Je conduis toute ma musique, de façon très vivante. Ils doivent attendre mes instructions, car je sais exactement ce que je veux. Si ce sont des musiciens de très haut niveau, ils peuvent utiliser ces indications pour faire des choses merveilleuses. Parce qu’ils ont beaucoup de liberté, il y a de la discipline mais beaucoup de liberté dans ma musique, beaucoup plus qu’ailleurs car la discipline est le seul moyen d’obtenir la liberté. On n’a pas de liberté sans discipline, que ce soit en philosophie, en musique, en médecine, en droit, dans le business.

Que pensez vous de la jeune génération de pianistes, des gens comme Jacky Terrasson et Brad Melhdau ?

La jeune génération est très impresionnante, pour le moins. Ce qu’ils font est absolument phénoménal, mais ce qu’Art Tatum faisait était aussi phénoménal (rires). Il n’y a pas encore beaucoup de voix comme Charlie Parker ou Art Tatum qui soient apparues. C’était des voix particulières et à chaque époque on a ce genre de personnalités, mais elles disparaissent rapidement. Tout se ressemble maintenant et cela est tout à fait évident avec le progrès technique que nous connaissons. Il y a ce dicton un peu éculé « Il n’y a rien de nouveau sous le soleil ». Ahmad Jamal ne croit pas dans le terme  » personne créative « , mais il y a beaucoup de gens qui reflètent la créativité. Un créateur est celui qui crée la soleil, la lune, le corps humain. Aucun homme n’en est capable. Tout cela est très évident quand on compare Art Tatum qui est mort depuis plusieurs années et certains des grands techniciens de nos jours. Aucun technicien vivant ne surpassera Art Tatum, parce qu’il avait un don particulier. Et vous allez être très déçu si vous tentez de l’imiter, on ne peut être que soi-même, pas Art Tatum. D’un autre côté, vous avez un pianiste simple, superficiel comme Erroll Garner, qui, pour moi, était un des plus grands pianistes du 20ème siècle. On a maintenant de grands techniciens, mais on n’entend pas souvent de voix aussi particulières que celles de Dizzy Gillespie ou Charlie Parker. Tout ceux qui ont créé et développé cette industrie, Louis Armstrong, Art Tatum, Erroll Garner, Charlie Parker, Dizzy Gillespie arrivent seulement une fois en un siècle et ça n’est pas très souvent (rires).

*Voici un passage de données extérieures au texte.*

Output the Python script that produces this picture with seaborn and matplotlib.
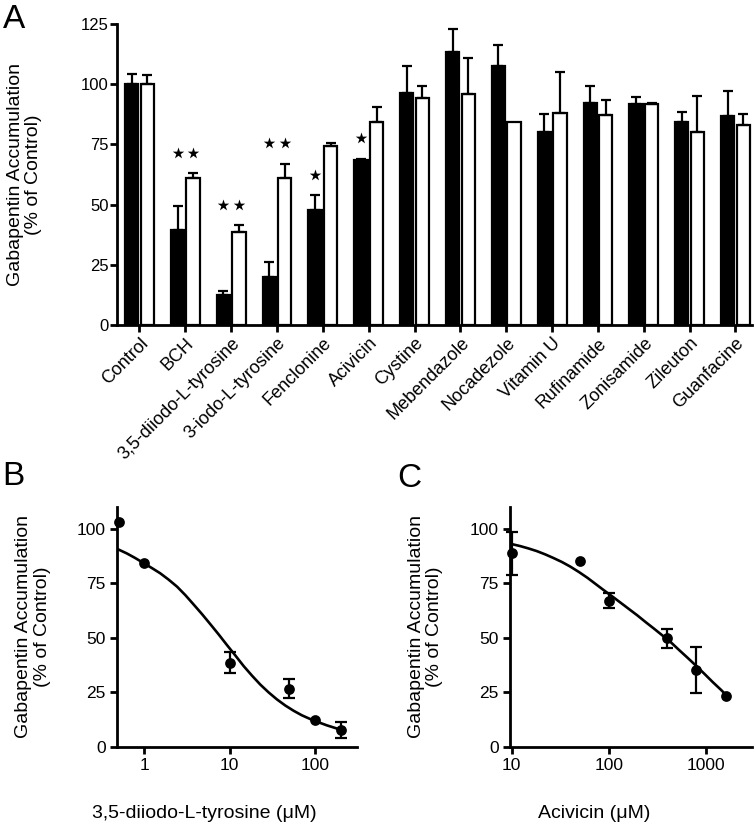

Vous pensez que ça n’arrivera plus ?

Cela tient à l’époque dans laquelle on vit. C’est une époque de haute technicité, où la technologie est partout. Avec la technologie, il faut de l’âme. Sans l’esprit intérieur et cette beauté qui accompagne une grande civilisation, on ne peut pas avoir de grandes réalisations. Nous avons une grande technologie, mais nous avons perdu l’esprit. Une chose qui manque dans mon métier, c’est cette grande camaraderie qui a rendu célèbres des gens comme Fats Waller, Sidney Bechet, Ben Webster, Billy Strayhorn. C’était des êtres particuliers qui avaient développé une camaraderie. Lester Young donnait aux gens des noms comme « Lady Day » et ce nom leur restait pour la vie. C’est cette camaraderie qui a créé cette industrie musicale. Il n’y aurait pas d’Elton John s’il n’y avait pas eu de Louis Armstrong, pas de Beatles, ni de David Bowie s’il n’y avait pas eu un Nat Cole. Nat Cole a bâti Capitol Records et l’industrie du disque peut actuellement faire les choses les plus idiotes, tout ce « nonsense », c’est un grand choc culturel. Ils oublient que ce qui a fait cette grande industrie était cette âme, cet esprit et ce grand progrès technique dont j’ai parlé, tout ça ensemble. Sans ces gens, on n’aurait pas la merde qu’on a actuellement, ils ont bâti la route pour toutes ces nullités. Ce n’est pas parce que le Top 50 vend que c’est bien. Le crack est une des choses qui fait le plus d’argent dans le monde, mais ce n’est pas pour ça que c’est bien. Comme cette industrie sait y faire, l’argent promeut cette merde, ce n’est pas pour ça que c’est bien. Nous vivons un grand choc culturel parce que la musique apaise la bête sauvage, mais elle peut aussi la réveiller et c’est ce qu’elle est en train de faire (rires).